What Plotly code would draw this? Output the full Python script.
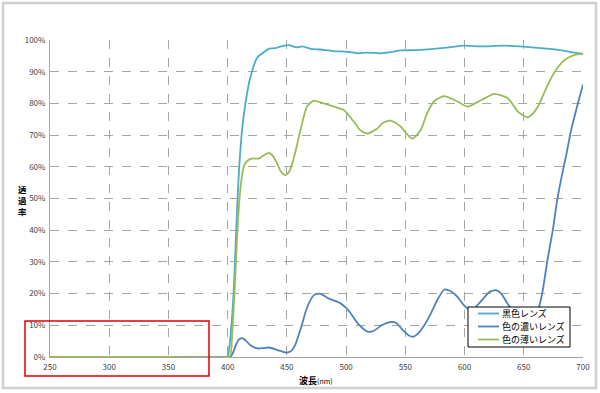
import plotly.graph_objects as go

# ---- data ----
series_names = ["黒色レンズ", "色の濃いレンズ", "色の薄いレンズ"]

wl_black = [250, 300, 350, 398, 400, 402, 404, 405.5, 407, 409, 412, 415, 419, 425, 430, 435, 440,
            445, 452, 456, 459, 463, 470, 478, 489, 501, 510, 518, 529, 540, 546, 560, 574, 587,
            599, 615, 631, 650, 665, 681, 690, 700]
tr_black = [0, 0, 0, 0, 0.3, 5, 14, 24, 38, 55, 71, 80, 88, 94.5, 96, 97.3, 97.4,
            98, 98.4, 97.8, 97.7, 98, 97.2, 97, 96.5, 96.3, 95.8, 96, 95.8, 96.3, 96.7, 96.8, 97.2, 97.7,
            98.2, 98, 98.2, 97.9, 97.4, 96.8, 96.2, 95.6]

wl_dark = [250, 300, 350, 400, 403, 405, 407, 409, 411, 413, 415, 419, 425, 430, 435, 442, 449, 453,
           457, 460, 463, 466, 469, 473, 478, 485, 490, 495, 500, 504, 510, 518, 523, 530, 537, 542,
           548, 553, 557, 561, 566, 571.5, 577, 583, 588, 594, 599, 603, 607, 611, 616, 621, 626.5,
           631, 636, 640, 645, 650, 655, 660, 663, 666, 670, 674.5, 678, 682, 686, 690, 695, 700]
tr_dark = [0, 0, 0, 0, 0.3, 1.8, 3.8, 5.3, 5.9, 5.8, 5.3, 3.8, 2.7, 2.8, 3.0, 2.2, 1.4, 1.7,
           3.8, 7, 10.6, 14.5, 17.3, 19.6, 20, 18.5, 17.8, 17, 15.5, 13.7, 10.5, 8, 8.2, 10, 11, 10.8,
           8.5, 6.8, 6.4, 7.5, 10, 13.7, 18, 21.3, 20.8, 19, 16.5, 15.2, 14.8, 16.4, 18.5, 20.5, 21.1,
           20, 17, 14.8, 12, 10.5, 10.5, 12.5, 15.9, 21, 30.6, 40, 49, 57, 64, 71.6, 79, 86]

wl_light = [250, 300, 350, 399, 402, 404, 406, 408, 410, 412, 414, 417, 420, 426, 430, 434.7, 438,
            441.8, 445, 448.8, 452, 454.5, 458, 461.5, 467, 472.8, 481, 489.7, 498, 506.6, 512, 518,
            526.4, 531, 537.6, 546, 551, 556, 563, 568, 574, 582.7, 594, 602.5, 614, 625, 636.6, 645,
            653, 657, 662, 668, 673, 678, 684.5, 693, 700]
tr_light = [0, 0, 0, 0, 0.3, 8, 22, 38, 50, 57, 60.5, 62, 62.6, 62.6, 63.5, 64.4, 63.5,
            61, 58.5, 57.4, 58.5, 61, 66, 71.6, 79, 80.9, 80, 79, 77.9, 74.2, 71.5, 70.5,
            72.1, 73.8, 74.6, 72.7, 70.5, 68.9, 71.6, 76.5, 80.6, 82.3, 80.6, 79, 81, 83, 81.6, 77.4,
            75.6, 76.5, 79, 84, 87.9, 91, 93.7, 95.3, 95.6]

x_ticks = [250, 300, 350, 400, 450, 500, 550, 600, 650, 700]
y_ticks = [0, 10, 20, 30, 40, 50, 60, 70, 80, 90, 100]
y_title_chars = ["透", "過", "率"]

colors = ["#4BACC6", "#4F81BD", "#9BBB59"]
FONT = "Noto Sans CJK JP"

# plot-area geometry in pixels (for converting decoration positions to paper coords)
L, R, T, B = 50, 583, 40, 357
W, H = R - L, B - T
px = lambda x: (x - L) / W
py = lambda y: (B - y) / H

fig = go.Figure()
for name, xs, ys, c in zip(series_names, [wl_black, wl_dark, wl_light],
                           [tr_black, tr_dark, tr_light], colors):
    fig.add_trace(go.Scatter(x=xs, y=ys, name=name, mode="lines", showlegend=False,
                             line=dict(color=c, width=1.8, shape="spline", smoothing=0.6)))

grid = dict(showgrid=True, gridcolor="#A6A6A6", gridwidth=1, griddash="dash",
            showline=True, linecolor="#A6A6A6", linewidth=1, zeroline=False,
            ticks="", tickfont=dict(family=FONT, size=8, color="#404040"))

fig.update_xaxes(range=[250, 700], tickvals=x_ticks, ticklabelstandoff=2, **grid)
fig.update_yaxes(range=[0, 100], tickvals=y_ticks, ticktext=[f"{v}%" for v in y_ticks],
                 ticklabelstandoff=2, **grid)

fig.update_layout(
    width=600, height=393,
    margin=dict(l=L, r=600 - R, t=T, b=393 - B, autoexpand=False),
    paper_bgcolor="white", plot_bgcolor="white",
    font=dict(family=FONT, size=8, color="#404040"),
    showlegend=False,
)

# outer chart border
fig.add_shape(type="rect", xref="paper", yref="paper",
              x0=px(3), x1=px(596), y0=py(3), y1=py(388),
              line=dict(color="#D0D0D0", width=2.5), layer="below")
# red highlight rectangle
fig.add_shape(type="rect", xref="paper", yref="paper",
              x0=px(25), x1=px(209), y0=py(376), y1=py(321),
              line=dict(color="#E00000", width=1.5))

# legend box (compact, drawn over the plot)
lx0, lx1, ly0, ly1 = 468, 570, 307, 347
fig.add_shape(type="rect", xref="paper", yref="paper",
              x0=px(lx0), x1=px(lx1), y0=py(ly1), y1=py(ly0),
              line=dict(color="#000000", width=1), fillcolor="white", layer="above")
row_y = [313.5, 326.5, 339.5]
for name, c, ry in zip(series_names, colors, row_y):
    fig.add_shape(type="line", xref="paper", yref="paper",
                  x0=px(478), x1=px(499), y0=py(ry), y1=py(ry),
                  line=dict(color=c, width=1.8), layer="above")
    fig.add_annotation(text=name, xref="paper", yref="paper", x=px(500), y=py(ry),
                       xanchor="left", yanchor="middle", showarrow=False,
                       font=dict(family=FONT, size=9, color="#000000"))

# axis titles
fig.add_annotation(text="<br>".join(f"<b>{ch}</b>" for ch in y_title_chars),
                   xref="paper", yref="paper", x=px(17), y=py(199.5),
                   showarrow=False, yanchor="middle", align="center", borderpad=0,
                   font=dict(family=FONT, size=8.5, color="#000000"))
fig.add_annotation(text="<b>波長</b><span style='font-size:7px'>(nm)</span>",
                   xref="paper", yref="paper",
                   x=px(316), y=py(380), showarrow=False, yanchor="middle",
                   font=dict(family=FONT, size=9, color="#000000"))

fig.write_html("out.html", config={"displayModeBar": False},
               post_script="document.body.style.margin='0';document.body.style.overflow='hidden';")
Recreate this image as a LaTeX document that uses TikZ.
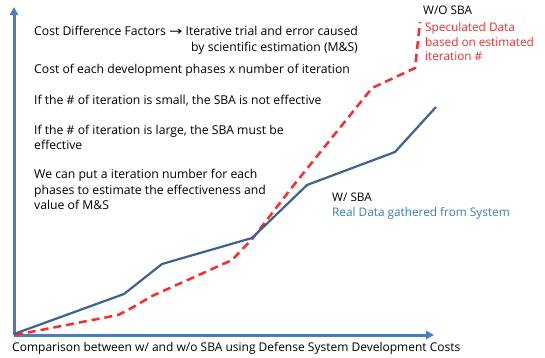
\documentclass[tikz,border=0pt]{standalone}
\usepackage{fontspec}
\setmainfont{Open Sans}
\newfontfamily\arrowfont{DejaVu Sans}
\usetikzlibrary{arrows.meta}
\definecolor{axisblue}{HTML}{4A7EBB}
\definecolor{lineblue}{HTML}{3D6193}
\definecolor{dashred}{HTML}{FF2A2A}
\definecolor{textblue}{HTML}{3A7CC3}
\tikzset{
  txt/.style={inner sep=0pt, anchor=base west, align=left, font=\fontsize{12.2}{15.3}\selectfont, text=black},
  lbl/.style={inner sep=0pt, anchor=base west, align=left, font=\fontsize{11.8}{14.5}\selectfont, text=black},
  axisline/.style={draw=axisblue, line width=3pt, -{Triangle[length=8pt,width=8pt]}},
  withline/.style={draw=lineblue, line width=2.2pt, line join=round},
  woline/.style={draw=dashred, line width=2.5pt, dash pattern=on 8pt off 5pt, line join=round},
}
\begin{document}
\begin{tikzpicture}[x=1pt,y=-1pt]
\useasboundingbox (0,0) rectangle (545,357);
\fill[white] (0,0) rectangle (545,357);
% axes
\coordinate (O) at (14,335);
\coordinate (ytop) at (14,7);
\coordinate (xend) at (434,335);
\draw[axisline] (O) -- (ytop);
\draw[axisline] (O) -- (xend);
% W/O SBA dashed
\coordinate (r0) at (15,335);
\coordinate (r1) at (118,315);
\coordinate (r2) at (128,310);
\coordinate (r3) at (152,296);
\coordinate (r4) at (232,260);
\coordinate (r5) at (253,238);
\coordinate (r6) at (293,186);
\coordinate (r7) at (330,140);
\coordinate (r8) at (372,88);
\coordinate (r9) at (415,68);
\coordinate (r10) at (420,22);
\draw[woline] (r0) -- (r1) -- (r2) -- (r3) -- (r4) -- (r5) -- (r6) -- (r7) -- (r8) -- (r9) -- (r10);
% W/ SBA solid
\coordinate (b0) at (14,334);
\coordinate (b1) at (124,294);
\coordinate (b2) at (162,264);
\coordinate (b3) at (252,238);
\coordinate (b4) at (307,185);
\coordinate (b5) at (395,152);
\coordinate (b6) at (436,107);
\draw[withline] (b0) -- (b1) -- (b2) -- (b3) -- (b4) -- (b5) -- (b6);
% texts (base anchor = baseline of last line)
\node[txt, align=right, font=\fontsize{12.2}{16}\selectfont] (t1) at (34,51.5) {Cost Difference Factors {\arrowfont\fontsize{11}{11}\selectfont\scalebox{1.45}[1.1]{→}} Iterative trial and error caused\\by scientific estimation (M\&S)};
\node[txt] (t2) at (34,73.5) {Cost of each development phases x number of iteration};
\node[txt] (t3) at (34,104.5) {If the \# of iteration is small, the SBA is not effective};
\node[txt] (t4) at (34,149.5) {If the \# of iteration is large, the SBA must be\\effective};
\node[txt] (t5) at (34,209.5) {We can put a iteration number for each\\phases to estimate the effectiveness and\\value of M\&S};
\node[lbl] (wo) at (423,14) {W/O SBA};
\node[lbl, text=dashred] (spec) at (425,60.5) {Speculated Data\\based on estimated\\iteration \#};
\node[lbl] (w) at (332,201.5) {W/ SBA};
\node[lbl, text=textblue] (real) at (332,216.5) {Real Data gathered from System};
\node[txt, font=\fontsize{12}{14}\selectfont] (cap) at (12,351.5) {Comparison between w/ and w/o SBA using Defense System Development Costs};
\end{tikzpicture}
\end{document}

====================

■ Work instructions ■
Quote only what lies between the first line of the records and the line containing "98.2, 98, 98.2, 97.9, 97.4, 96.8, 96.2, 95.6]", please, including both lines and excluding images.

■ Solution to this task ■
What Plotly code would draw this? Output the full Python script.
import plotly.graph_objects as go

# ---- data ----
series_names = ["黒色レンズ", "色の濃いレンズ", "色の薄いレンズ"]

wl_black = [250, 300, 350, 398, 400, 402, 404, 405.5, 407, 409, 412, 415, 419, 425, 430, 435, 440,
            445, 452, 456, 459, 463, 470, 478, 489, 501, 510, 518, 529, 540, 546, 560, 574, 587,
            599, 615, 631, 650, 665, 681, 690, 700]
tr_black = [0, 0, 0, 0, 0.3, 5, 14, 24, 38, 55, 71, 80, 88, 94.5, 96, 97.3, 97.4,
            98, 98.4, 97.8, 97.7, 98, 97.2, 97, 96.5, 96.3, 95.8, 96, 95.8, 96.3, 96.7, 96.8, 97.2, 97.7,
            98.2, 98, 98.2, 97.9, 97.4, 96.8, 96.2, 95.6]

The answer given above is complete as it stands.